I changed my code to use CreateUnicodeTextRun() instead of CreateTextRun() and it worked.

It seems that Font.Create(pdf_doc, font_name, charset) loads the entire font charset if an empty string is passed as charset. I tried it and I was able to print English text, numbers and also some non-ASCII characters,

Some pending questions:

My code is currently using Font.CreateCIDTrueTypeFont(). Could I use Font.CreateTrueTypeFont() instead to create a simple font if I only want to use ASCII characters, even though the font has more than that?
Can OpenType fonts be loaded or only TrueType ones?
Will Font.Create(pdf_doc, font_name, <charset>) look for all fonts in the OS default fonts directory with that full name? Is the loaded character set the only difference between Font.CreateCIDTrueTypeFont(pdf_doc, “/usr/share/fonts/truetype/inter/Inter-Regular.ttf”) and Font.Create(pdf_doc, “Inter”, <charset>) in a Linux OS? What happens if there is more than one font with the same full name installed on the OS? Is the first one found used?

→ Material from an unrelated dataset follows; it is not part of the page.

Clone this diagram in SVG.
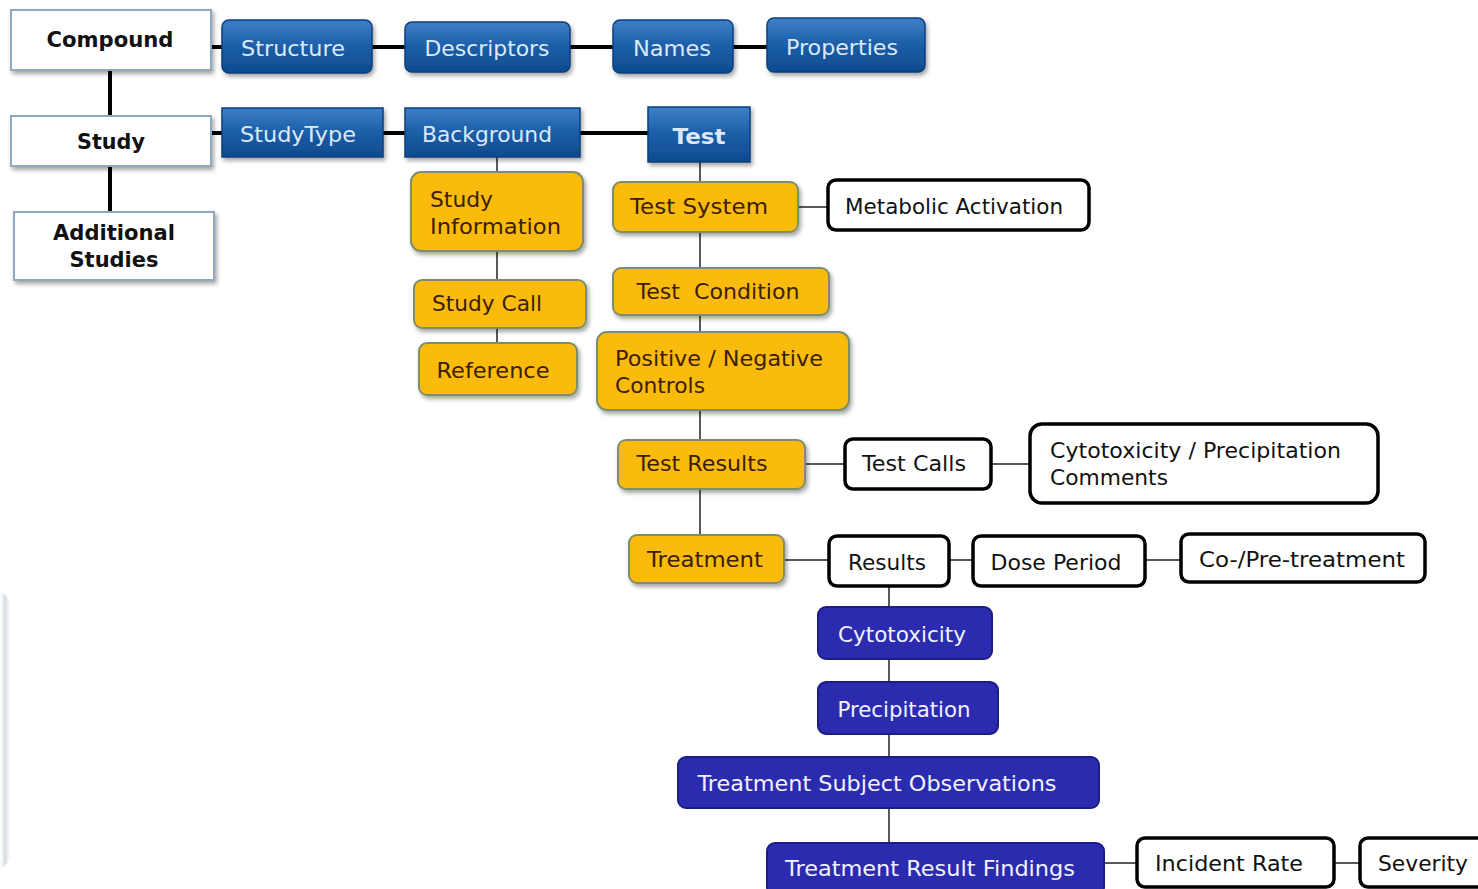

Ryan · May 27, 2022, 7:20pm

Could I use Font.CreateTrueTypeFont() instead to create a simple font

Yes, see our ElementBuilder sample.

Can OpenType fonts be loaded or only TrueType ones?

Font.Create can open OpenType yes. Possibly CreateTrueType also works on OpenType yes.

Will Font.Create(pdf_doc, font_name, ) look for all fonts in the OS default fonts directory with that full name?

It will look for charset coverage, and then possibly at any other info that might be available/known, such as kerning/width etc. And name matching yes.

Perhaps it is best to focus on what you actually want to do.
What is your overall objective?
Why is using ElementBuilder important for you?
Why not convert from HTML, DOCX, or some other format, to PDF?